2) To re-number Article 16.2 as 16.4;

3) To create Articles 16.2 and 16.3, which shall read as follows:

16.2 If a maximum size of the Board has been set then, should the number of Directors not retiring at an Annual General Meeting, due to not being required to retire by Article 16.1 and not choosing to retire voluntarily, number fewer than half the maximum size of the Board (rounded down, if necessary) then a number of Directors appointed at that Annual General Meeting equal to half the maximum size of the Board (rounded down, if necessary) less the number of directors not retiring shall be required to retire at the next Annual General Meeting.
16.3 If some Directors appointed at an Annual General Meeting are required to resign at the next Annual General Meeting under Article 16.2, the Directors so required shall be determined by an Ordinary Resolution of the Annual General Meeting that appointed them. Should that meeting fail to make such a determination, the determination shall by made at the first meeting of the Board following that meeting by the Chair drawing lots.

3) To replace Article 17.4 with the following:

17.4 Where a vacancy has arisen due to the resignation, death or ineligibility of a Director, the remaining Directors may by a unanimous decision at a meeting of the Directors appoint a person who is willing to act to fill the vacancy. A Director appointed by a resolution of the other Directors must retire at the next annual general meeting.

These amendments shall take immediate effect and shall affect the current Meeting.

Proposed by Thomas Dalton
Seconded by

Motion to amend the Election Rules

This motion is moot should the preceding motion not pass.

This meeting resolves by special resolution to amend the Election Rules by:

1) Appending the following section:

Determination of Directors to retire at next Annual General Meeting
Should some Directors appointed under these Rules be required, under Article 16.2, to retire at the next Annual General Meeting, those Directors shall be those who received the fewest votes. In the event of a tie, a teller shall draw lots prior to announcing the result. The annoucement of the results shall include a statement indicating which of the elected candidates are required to retire at the next Annual General Meeting.

2) Amending the section entitled "Resolution to appoint" to read:

Immediately prior to the announcement, an Ordinary Resolution shall be put to the meeting formally appointing as directors those candidates that the teller(s) announce have been duly elected. If necessary, this Ordinary Resolution shall include a determination under Article 16.3 that the Directors required to retire at the next Annual General Meeting shall by those announced by the teller(s) in accordance with the section below entitled "Determination of Directors to retire at next Annual General Meeting".

These amendments shall take immeadiate effect and shall affect the current Meeting.

A motion to introduce Rules for Resolutions at General Meetings

This motion is a Special Resolution and therefore requires a 75% majority to pass.
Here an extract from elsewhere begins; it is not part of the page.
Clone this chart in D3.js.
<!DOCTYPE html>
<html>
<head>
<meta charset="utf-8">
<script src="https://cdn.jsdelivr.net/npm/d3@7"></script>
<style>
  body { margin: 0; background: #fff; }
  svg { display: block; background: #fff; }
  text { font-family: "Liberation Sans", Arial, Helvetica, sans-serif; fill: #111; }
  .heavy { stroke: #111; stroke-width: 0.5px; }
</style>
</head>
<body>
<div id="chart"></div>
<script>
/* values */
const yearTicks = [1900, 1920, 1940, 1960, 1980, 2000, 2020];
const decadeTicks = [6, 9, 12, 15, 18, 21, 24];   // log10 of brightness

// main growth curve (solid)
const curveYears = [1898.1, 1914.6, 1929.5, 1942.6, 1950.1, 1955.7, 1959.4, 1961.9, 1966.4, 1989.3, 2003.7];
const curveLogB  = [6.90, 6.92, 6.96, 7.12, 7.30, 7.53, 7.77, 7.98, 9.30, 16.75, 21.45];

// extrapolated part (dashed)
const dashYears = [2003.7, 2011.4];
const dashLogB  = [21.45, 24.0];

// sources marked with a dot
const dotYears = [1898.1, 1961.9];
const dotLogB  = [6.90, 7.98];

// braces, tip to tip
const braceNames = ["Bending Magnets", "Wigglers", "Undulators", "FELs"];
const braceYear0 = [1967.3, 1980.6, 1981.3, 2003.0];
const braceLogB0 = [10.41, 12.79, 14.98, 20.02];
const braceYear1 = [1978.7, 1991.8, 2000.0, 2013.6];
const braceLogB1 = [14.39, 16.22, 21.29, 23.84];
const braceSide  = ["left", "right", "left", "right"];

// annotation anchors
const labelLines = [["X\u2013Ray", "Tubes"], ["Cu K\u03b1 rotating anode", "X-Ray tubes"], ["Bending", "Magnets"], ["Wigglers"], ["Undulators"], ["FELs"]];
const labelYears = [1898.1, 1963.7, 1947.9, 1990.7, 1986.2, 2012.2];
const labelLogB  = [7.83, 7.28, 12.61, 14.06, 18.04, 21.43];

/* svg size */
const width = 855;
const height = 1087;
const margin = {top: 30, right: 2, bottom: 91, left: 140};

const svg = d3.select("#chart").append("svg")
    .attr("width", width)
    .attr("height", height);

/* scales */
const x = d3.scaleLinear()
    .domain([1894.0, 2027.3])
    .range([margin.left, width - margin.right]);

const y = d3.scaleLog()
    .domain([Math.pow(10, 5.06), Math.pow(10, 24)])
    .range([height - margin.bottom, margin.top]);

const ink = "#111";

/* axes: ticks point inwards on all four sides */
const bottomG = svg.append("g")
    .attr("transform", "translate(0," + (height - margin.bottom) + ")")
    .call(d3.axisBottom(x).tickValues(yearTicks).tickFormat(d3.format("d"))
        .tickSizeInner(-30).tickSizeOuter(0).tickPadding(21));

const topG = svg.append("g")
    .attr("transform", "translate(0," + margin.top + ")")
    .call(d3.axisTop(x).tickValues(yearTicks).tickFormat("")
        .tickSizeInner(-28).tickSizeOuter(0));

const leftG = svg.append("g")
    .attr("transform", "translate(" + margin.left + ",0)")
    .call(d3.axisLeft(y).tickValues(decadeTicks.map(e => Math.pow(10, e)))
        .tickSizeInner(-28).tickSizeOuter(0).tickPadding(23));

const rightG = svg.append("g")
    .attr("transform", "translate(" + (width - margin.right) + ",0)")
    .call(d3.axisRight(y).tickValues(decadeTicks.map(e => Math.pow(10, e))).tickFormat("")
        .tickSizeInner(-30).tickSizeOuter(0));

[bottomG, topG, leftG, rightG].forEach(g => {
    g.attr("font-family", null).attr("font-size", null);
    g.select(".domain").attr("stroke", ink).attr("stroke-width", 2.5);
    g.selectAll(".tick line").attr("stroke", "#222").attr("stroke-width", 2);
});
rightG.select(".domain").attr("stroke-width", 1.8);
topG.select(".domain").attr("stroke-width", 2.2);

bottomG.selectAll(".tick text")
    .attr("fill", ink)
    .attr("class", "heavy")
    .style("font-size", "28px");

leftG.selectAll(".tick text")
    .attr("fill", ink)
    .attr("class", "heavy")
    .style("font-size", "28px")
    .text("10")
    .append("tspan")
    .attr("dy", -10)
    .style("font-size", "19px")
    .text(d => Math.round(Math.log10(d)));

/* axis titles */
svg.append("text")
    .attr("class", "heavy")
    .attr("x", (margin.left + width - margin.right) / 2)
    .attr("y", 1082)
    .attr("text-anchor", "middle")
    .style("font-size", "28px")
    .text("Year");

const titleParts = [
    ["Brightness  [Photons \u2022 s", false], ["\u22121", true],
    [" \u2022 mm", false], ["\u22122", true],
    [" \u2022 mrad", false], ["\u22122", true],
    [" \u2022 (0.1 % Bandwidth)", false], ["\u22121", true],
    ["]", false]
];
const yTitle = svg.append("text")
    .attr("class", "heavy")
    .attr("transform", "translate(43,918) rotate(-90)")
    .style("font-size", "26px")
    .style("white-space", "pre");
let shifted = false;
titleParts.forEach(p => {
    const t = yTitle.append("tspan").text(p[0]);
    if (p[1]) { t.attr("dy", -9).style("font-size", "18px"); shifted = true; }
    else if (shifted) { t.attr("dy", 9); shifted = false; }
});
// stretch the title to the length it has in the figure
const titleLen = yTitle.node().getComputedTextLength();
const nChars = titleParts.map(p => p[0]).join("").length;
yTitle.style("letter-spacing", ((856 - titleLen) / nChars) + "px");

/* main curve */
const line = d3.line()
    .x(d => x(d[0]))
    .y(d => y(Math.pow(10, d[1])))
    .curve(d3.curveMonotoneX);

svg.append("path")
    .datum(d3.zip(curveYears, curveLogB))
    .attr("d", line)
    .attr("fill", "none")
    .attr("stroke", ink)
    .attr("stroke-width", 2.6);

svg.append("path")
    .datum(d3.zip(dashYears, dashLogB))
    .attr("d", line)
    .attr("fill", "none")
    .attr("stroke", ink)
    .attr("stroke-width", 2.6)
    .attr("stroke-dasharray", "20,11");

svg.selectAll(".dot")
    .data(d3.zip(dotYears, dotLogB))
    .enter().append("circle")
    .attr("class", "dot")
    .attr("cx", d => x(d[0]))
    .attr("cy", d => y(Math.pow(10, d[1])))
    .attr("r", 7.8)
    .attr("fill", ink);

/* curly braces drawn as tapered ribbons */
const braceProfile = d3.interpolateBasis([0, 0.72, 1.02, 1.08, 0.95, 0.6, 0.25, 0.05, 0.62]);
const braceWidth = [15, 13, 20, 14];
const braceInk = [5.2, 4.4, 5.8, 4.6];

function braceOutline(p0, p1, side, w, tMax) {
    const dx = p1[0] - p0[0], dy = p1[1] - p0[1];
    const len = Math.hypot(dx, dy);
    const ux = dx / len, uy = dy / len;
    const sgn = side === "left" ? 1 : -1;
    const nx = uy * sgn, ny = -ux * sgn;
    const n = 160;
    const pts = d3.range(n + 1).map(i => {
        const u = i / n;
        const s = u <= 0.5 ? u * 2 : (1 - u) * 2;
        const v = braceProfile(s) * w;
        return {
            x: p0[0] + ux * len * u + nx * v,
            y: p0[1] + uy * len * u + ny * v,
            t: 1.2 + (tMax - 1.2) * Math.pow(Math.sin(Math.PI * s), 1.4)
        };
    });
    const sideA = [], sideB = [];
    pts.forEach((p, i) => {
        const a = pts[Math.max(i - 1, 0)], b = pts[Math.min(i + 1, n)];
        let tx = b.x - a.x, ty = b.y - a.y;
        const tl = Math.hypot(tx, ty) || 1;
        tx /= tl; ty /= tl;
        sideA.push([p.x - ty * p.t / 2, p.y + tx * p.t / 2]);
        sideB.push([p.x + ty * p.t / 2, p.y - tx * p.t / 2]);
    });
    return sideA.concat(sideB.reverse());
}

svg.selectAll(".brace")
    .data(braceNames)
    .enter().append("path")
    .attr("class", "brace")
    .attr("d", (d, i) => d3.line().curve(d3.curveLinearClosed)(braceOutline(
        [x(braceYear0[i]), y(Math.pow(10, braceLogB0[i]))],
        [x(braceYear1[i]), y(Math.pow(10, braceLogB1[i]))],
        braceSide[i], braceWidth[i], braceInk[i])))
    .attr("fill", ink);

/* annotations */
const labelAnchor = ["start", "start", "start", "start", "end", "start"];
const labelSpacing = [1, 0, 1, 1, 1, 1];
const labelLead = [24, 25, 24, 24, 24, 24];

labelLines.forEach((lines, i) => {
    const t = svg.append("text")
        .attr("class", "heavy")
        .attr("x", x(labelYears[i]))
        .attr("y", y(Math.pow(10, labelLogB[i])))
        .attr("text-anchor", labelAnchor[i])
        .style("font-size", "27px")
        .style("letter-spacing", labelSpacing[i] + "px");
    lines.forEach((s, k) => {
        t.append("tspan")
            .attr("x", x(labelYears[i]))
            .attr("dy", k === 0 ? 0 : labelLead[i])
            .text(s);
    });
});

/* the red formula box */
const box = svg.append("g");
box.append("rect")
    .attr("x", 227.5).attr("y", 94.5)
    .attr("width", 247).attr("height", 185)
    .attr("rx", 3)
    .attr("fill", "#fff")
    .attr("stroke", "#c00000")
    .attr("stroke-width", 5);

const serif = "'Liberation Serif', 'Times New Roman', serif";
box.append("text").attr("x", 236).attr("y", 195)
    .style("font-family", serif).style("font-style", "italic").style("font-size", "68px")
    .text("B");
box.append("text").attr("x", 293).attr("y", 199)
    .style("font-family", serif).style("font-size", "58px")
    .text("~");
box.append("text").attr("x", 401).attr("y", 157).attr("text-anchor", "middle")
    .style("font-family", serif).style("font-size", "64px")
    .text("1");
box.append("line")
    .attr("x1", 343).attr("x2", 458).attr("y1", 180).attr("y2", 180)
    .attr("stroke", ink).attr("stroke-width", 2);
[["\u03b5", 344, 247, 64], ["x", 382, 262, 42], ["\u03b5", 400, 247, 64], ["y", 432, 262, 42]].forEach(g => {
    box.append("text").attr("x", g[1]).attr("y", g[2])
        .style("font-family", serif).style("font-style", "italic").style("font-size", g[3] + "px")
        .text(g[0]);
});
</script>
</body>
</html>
Whereas, the most important decisions about the charity should be name by the members,

Whereas, the Articles and relevant legislation require that 21 clear days notice of the text of any Special Resolution be given,

Whereas, amendments to a Special Resolution cannot be made less than 21 clear days before the General Meeting at which the vote will take place,

This meeting resolves, by Special Resolution, to:

  1. Enact the attached Rules for Resolutions at General Meetings under Article 28
  2. Entrench the attached Rules for Resolutions at General Meetings such that they can only be amended or repealed by a Special Resolution under Article 15.1

---

Rules for Resolutions at General Meetings

  1. In the event that these rules contradict the Articles or relevant legislation, the Articles or relevant legislation take precedence.
  2. An Ordinary or Special Resolution may be proposed by the Board of Trustees or by 5% (rounded up) of the members of the Charity.
  3. An Ordinary Resolution may be proposed at any time prior to or during a General Meeting.
  4. A Special Resolution not being proposed by the Board of Trustees must be proposed, by writing to the Chair of the Board of Trustees, at least 42 clear days before the General Meeting at which it will be voted on. Notice of this Resolution must be given by the Charity to all members of the Charity at least 35 clear days before the General Meeting at which it will be voted on.
  5. A Special Resolution proposed by the Board of Trustees must be proposed and notice given to all members of the Charity at least 35 clear days before the General Meeting at which it will be voted on.
  6. An amendment to an Ordinary Resolution may be proposed by the Board of Trustees or by the lesser of 2 members and 5% (rounded up) of the members of the Charity at any time after the Resolution is proposed and before it is voted on. If the amendment is proposed more than 7 clear days before the General Meeting at which it will be voted on, then the Charity must give notice of it to all members of the Charity no more than 7 clear days after the Chair of the Board of Trustees is informed of the proposal.
  7. An amendment to a Special Resolution may be proposed by the Board of Trustees or by the lesser of 2 members and 5% (rounded up) of the members of the Charity at any time after the Resolution is proposed and at least 28 clear days before the General Meeting at which the Resolution will be voted on. The Charity must give notice of the amendment to all members of the Charity at least 21 clear days before the General Meeting at which it will be voted on.
  8. An amendment to a Resolution must be entirely related to the subject matter of the Resolution. If it is not, it shall be declared Out of Order by the Chair of the Board of Trustees and shall not be voted on. Notice of the amendment, specifying that it has been declared Out of Order, shall be given as otherwise required by these Rules. The decision of the Chair on whether an amendment is In Order or Out of Order may be overruled by an Ordinary Resolution at the General Meeting. If a General Meeting resolves that an amendment in In Order, then it will be voted on at that General Meeting.